I went through a few websites and the range of CO2 emissions results was anything from 0.6tons all the way to 2.2t for one person for a one way trip.

This spread annoyed me, so I did my own basic research, and found out that the plane I flew on (Airbus A340-300) has 335 seats, fuel burn of 6.5t per hour, and a flight time of 12 hours. So a rough total of 78t fuel burn for the flight, and therefore per seat 0.232t.

Now assuming the flight was full (335 seats) and everyone wanted to offset their emissions and used one of these calculators, even the lowest website result (0.6t -ICAO) would mean that the CO2 emissions for everyone on the flight were 201t.
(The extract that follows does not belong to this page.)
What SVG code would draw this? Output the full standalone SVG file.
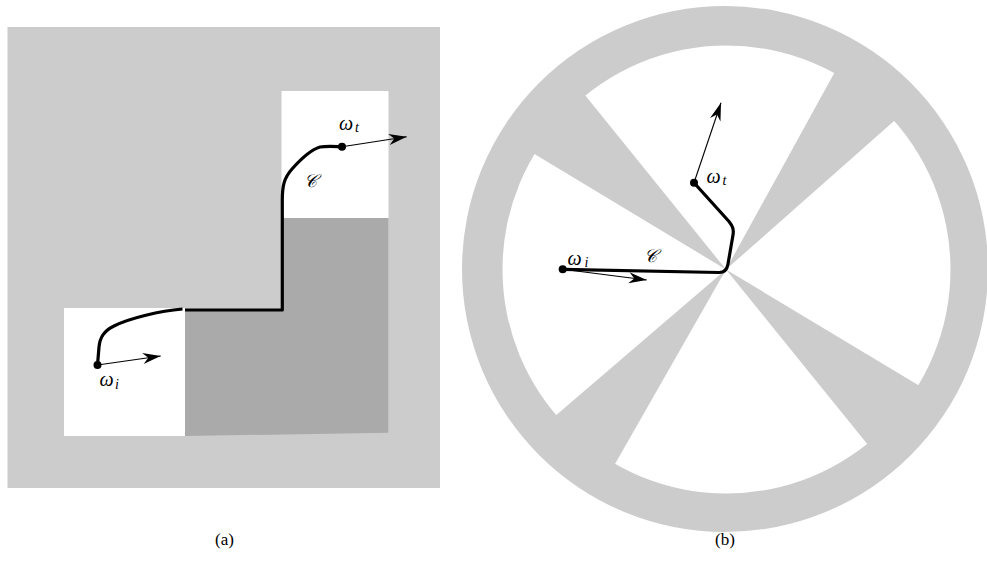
<svg xmlns="http://www.w3.org/2000/svg" width="987" height="570" viewBox="0 0 987 570">
  <style>
    .light { fill: #cccccc; }
    .dark { fill: #aaaaaa; }
    .white { fill: #ffffff; }
    .curve { fill: none; stroke: #000; stroke-width: 3.2; stroke-linejoin: round; stroke-linecap: butt; }
    .vec { fill: none; stroke: #000; stroke-width: 1.1; marker-end: url(#stealth); }
    .dot { fill: #000; }
    text { font-family: 'Liberation Serif', 'DejaVu Serif', serif; fill: #000; }
    .m { font-style: italic; }
  </style>
  <defs>
    <marker id="stealth" viewBox="-19 -6 20 12" refX="0" refY="0" markerWidth="20" markerHeight="12" markerUnits="userSpaceOnUse" orient="auto">
      <path d="M -18 -5.5 L 0 0 L -18 5.5 L -12.5 0 Z" fill="#000"/>
    </marker>
  </defs>
  <rect width="987" height="570" fill="#ffffff"/>

  <!-- Panel (a) -->
  <g id="panel-a">
    <rect class="light" x="7.5" y="27" width="432.5" height="461"/>
    <rect class="white" x="64" y="308" width="121" height="128"/>
    <rect class="white" x="281.5" y="91" width="107" height="127"/>
    <polygon class="dark" points="185,309.5 282,309.5 282,218 388.3,218 388.3,432.7 185,436"/>
  </g>

  <!-- Panel (b) -->
  <g id="panel-b">
    <ellipse class="light" cx="725" cy="269" rx="263" ry="263"/>
    <circle class="white" cx="726.5" cy="269.5" r="224"/>
    <polygon class="light" points="726,269.5 844.2,54.9 909.6,107.3"/>
    <polygon class="light" points="726,269.5 936.0,395.7 880.2,459.9"/>
    <polygon class="light" points="726,269.5 604.6,482.3 540.0,428.9"/>
    <polygon class="light" points="726,269.5 516.2,143.0 572.0,79.0"/>
  </g>

  <!-- Connectors -->
  <g id="connectors">
    <path class="curve" d="M 182.5 309 C 160 311, 130 318, 114 326 C 104 331, 100 337, 99 347 L 97.5 365"/>
    <path class="curve" d="M 185 310 L 282.3 310 L 282.3 200 C 282.3 186, 284 178, 292 169 C 300 160, 310 150, 320 147 C 326 146, 334 146.5, 342 146.7"/>
    <line class="vec" x1="97.5" y1="365" x2="160.7" y2="356"/>
    <line class="vec" x1="342" y1="146.7" x2="406.7" y2="136.7"/>
    <path class="curve" d="M 562.7 269.3 L 719 272.5 C 724.5 272.6, 727 270, 728 264 L 733 235 C 734 229, 732.5 226, 729 221.5 L 694 182.7"/>
    <line class="vec" x1="562.7" y1="269.3" x2="646.7" y2="280"/>
    <line class="vec" x1="694" y1="182.7" x2="721" y2="102.7"/>
  </g>

  <!-- Nodes (points and labels) -->
  <g id="omega-i-a">
    <circle class="dot" cx="97.5" cy="365" r="4"/>
    <text class="m" x="99.5" y="385.5" font-size="20">ω</text>
    <text class="m" x="115" y="388.5" font-size="14">i</text>
  </g>
  <g id="omega-t-a">
    <circle class="dot" cx="342" cy="146.7" r="4"/>
    <text class="m" x="339" y="129.8" font-size="20">ω</text>
    <text class="m" x="355" y="131.8" font-size="14">t</text>
  </g>
  <g id="curve-label-a">
    <text class="m" x="304" y="187" font-size="18">𝒞</text>
  </g>
  <g id="omega-i-b">
    <circle class="dot" cx="562.7" cy="269.3" r="4"/>
    <text class="m" x="567.5" y="265.3" font-size="20">ω</text>
    <text class="m" x="584.5" y="267.3" font-size="14">i</text>
  </g>
  <g id="omega-t-b">
    <circle class="dot" cx="694" cy="182.7" r="4"/>
    <text class="m" x="706.5" y="183" font-size="20">ω</text>
    <text class="m" x="722.5" y="184.5" font-size="14">t</text>
  </g>
  <g id="curve-label-b">
    <text class="m" x="644" y="262" font-size="18">𝒞</text>
  </g>

  <g id="captions">
    <text x="224.5" y="545" font-size="17" text-anchor="middle">(a)</text>
    <text x="725" y="545" font-size="17" text-anchor="middle">(b)</text>
  </g>
</svg>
On the other end of the scale using the 2.2t from Atmosfair, it would be a whopping 737t!

But… the entire fuel burn is only 78t for the flight, and the max fuel the A340-300 can carry is 148t?!

This is obviously a very basic calculation and I have no understanding of either travel carbon emissions or science really, but I just don’t get what I’m missing in my understanding and how the weight of CO2 emissions seems to double compared to the fuel used?

In: Earth Science

7 Answers

Anonymous 0 Comments

It may account for energy and fuel that is needed by ground services, control towers, etc. I am not sure for exact numbers but someone needs to pump that fuel, repair and maintain the plane, etc.
So a total of all things needed to make that flight and not only emissions from the flight per se.